|Word frequency cloud (architects only, responses to all questions) with substantial control panel for filtering at right|
|Word frequency cloud with correlations to 'wanted' highlighted and all occurrences of 'wanted' listed on right|
All of these filtering options end up in a large control panel, which took a bit of juggling to fit on screen. It may have been neater to hide it in drop down or pop up menus. However I think it was important to highlight the current view position within in the entire data set.
Mousing over a word highlights corresponding words that occur in proximity and brings up a scrollable list of all occurrences of the highlighted word in fragmentary context of the five words pre and post it.
An appropriate way to understand and navigate data?
So this is another example of a show everything and zoom in visualisation. However the reason I posted it is primarily to make a brief observation about the appropriateness of visualisation techniques to understand/navigate data. A distinction between understanding and navigation is perhaps important.
In the case of Mitchell Whitelaw's A1 Explorer the word cloud visualises item titles in the National Archives A1 Series. Titles generally are specific and succinct, and considered. The A1 Explorer is a visualisation that reveals some of the topics and relationships in the series, but it is also an interface to the digitised items themselves.
Similarly a word cloud of a carefully crafted speech, such as Obama's inauguration speech, reveals succinctly some of the themes. It is probable that some speeches are written with word cloud analysis in mind. Political rhetoric noticeably employs frequently repeated, memorable, mantras. Of course, as Jodi Dean writes, a word cloud is in many ways a very superficial analysis that ignores sentences, stories and narratives.
A different example, designed specifically for visualisation as a word cloud, was curated by the ABC who to mark Julia Gillard's first year as Prime Minister called for the public to submit 3 words that characterise their perceptions of Gillard and also of opposition leader Tony Abbot. Not surprisingly the most frequently submitted words aligned closely with the rhetoric that had been most prominent in the media.

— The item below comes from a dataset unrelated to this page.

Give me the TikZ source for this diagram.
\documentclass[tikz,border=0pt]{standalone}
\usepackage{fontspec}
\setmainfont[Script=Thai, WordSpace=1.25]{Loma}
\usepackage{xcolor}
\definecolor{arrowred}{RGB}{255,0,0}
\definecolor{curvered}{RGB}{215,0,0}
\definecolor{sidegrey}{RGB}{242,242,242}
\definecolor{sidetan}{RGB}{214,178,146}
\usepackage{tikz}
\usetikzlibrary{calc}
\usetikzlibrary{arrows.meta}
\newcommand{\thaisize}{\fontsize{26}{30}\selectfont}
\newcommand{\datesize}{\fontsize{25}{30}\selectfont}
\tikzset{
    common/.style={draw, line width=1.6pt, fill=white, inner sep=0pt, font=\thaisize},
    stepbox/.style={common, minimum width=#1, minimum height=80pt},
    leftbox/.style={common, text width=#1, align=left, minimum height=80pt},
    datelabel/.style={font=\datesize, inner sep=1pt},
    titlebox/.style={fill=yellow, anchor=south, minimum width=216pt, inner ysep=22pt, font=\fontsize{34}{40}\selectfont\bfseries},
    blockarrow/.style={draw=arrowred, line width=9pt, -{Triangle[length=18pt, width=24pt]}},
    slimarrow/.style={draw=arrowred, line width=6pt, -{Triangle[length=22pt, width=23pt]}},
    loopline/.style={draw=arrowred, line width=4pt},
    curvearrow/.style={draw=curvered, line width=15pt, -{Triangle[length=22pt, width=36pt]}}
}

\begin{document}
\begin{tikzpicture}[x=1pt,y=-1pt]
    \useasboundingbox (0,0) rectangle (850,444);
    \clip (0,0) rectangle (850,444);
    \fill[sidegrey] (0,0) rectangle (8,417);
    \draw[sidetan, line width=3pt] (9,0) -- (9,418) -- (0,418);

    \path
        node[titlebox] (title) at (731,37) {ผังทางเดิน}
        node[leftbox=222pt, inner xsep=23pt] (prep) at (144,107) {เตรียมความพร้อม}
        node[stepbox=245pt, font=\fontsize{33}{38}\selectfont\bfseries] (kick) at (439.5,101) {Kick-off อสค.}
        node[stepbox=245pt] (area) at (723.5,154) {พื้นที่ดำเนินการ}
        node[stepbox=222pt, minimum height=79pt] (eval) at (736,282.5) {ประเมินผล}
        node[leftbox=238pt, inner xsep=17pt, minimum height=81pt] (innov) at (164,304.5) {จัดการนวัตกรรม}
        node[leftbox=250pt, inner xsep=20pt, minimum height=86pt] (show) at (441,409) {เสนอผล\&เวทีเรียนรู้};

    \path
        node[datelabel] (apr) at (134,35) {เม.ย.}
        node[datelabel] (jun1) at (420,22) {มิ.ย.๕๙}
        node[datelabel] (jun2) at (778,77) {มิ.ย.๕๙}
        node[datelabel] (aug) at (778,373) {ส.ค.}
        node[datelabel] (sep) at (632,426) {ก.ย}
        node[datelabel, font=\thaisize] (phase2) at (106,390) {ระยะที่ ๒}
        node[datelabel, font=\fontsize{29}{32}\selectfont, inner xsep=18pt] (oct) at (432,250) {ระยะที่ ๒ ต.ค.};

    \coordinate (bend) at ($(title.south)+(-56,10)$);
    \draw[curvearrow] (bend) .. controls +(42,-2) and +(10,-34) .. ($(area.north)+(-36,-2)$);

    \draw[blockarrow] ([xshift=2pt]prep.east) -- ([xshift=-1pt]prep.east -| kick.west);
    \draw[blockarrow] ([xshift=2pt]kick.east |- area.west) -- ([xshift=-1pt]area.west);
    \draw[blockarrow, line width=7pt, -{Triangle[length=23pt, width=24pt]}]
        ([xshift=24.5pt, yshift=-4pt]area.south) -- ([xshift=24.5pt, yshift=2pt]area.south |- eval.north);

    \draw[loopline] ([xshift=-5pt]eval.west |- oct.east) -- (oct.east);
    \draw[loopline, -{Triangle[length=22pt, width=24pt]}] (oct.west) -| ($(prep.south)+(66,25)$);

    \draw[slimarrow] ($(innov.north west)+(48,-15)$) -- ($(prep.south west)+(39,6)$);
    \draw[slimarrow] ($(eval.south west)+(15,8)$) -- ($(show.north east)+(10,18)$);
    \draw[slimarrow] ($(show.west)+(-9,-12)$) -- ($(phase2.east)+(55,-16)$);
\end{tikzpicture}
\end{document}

Even if visualising words by themselves are appropriate, a critical challenge for word clouds and like visualisation techniques is to be able to locate the small, hidden, items, because they are perhaps the most interesting or important. It might be that quantitative data analysis can only ever take us so far, and that curation is necessary to go beyond? However when it comes to big data, quantitative might be our only way in - a starting point for exploration.
Andrew MacKenzie has said that the word clouds were very helpful as a research tool and their revelations support his observations during and other analysis subsequent to the interviews. My feeling is that there was substantial noise because of the nature of the raw survey data. The responses were not carefully crafted like an Obama speech or considered even like a title or a 3 word perception of Gillard - they were spontaneous and people thought as they spoke. The word cloud doesn't distinguish initial response from more considered closing summary remark. It doesn't take account of rambles, tangents or emphasis placed on particular ideas. That said the quantitative analysis also ignores any bias the researcher might have had in looking for particular ideas.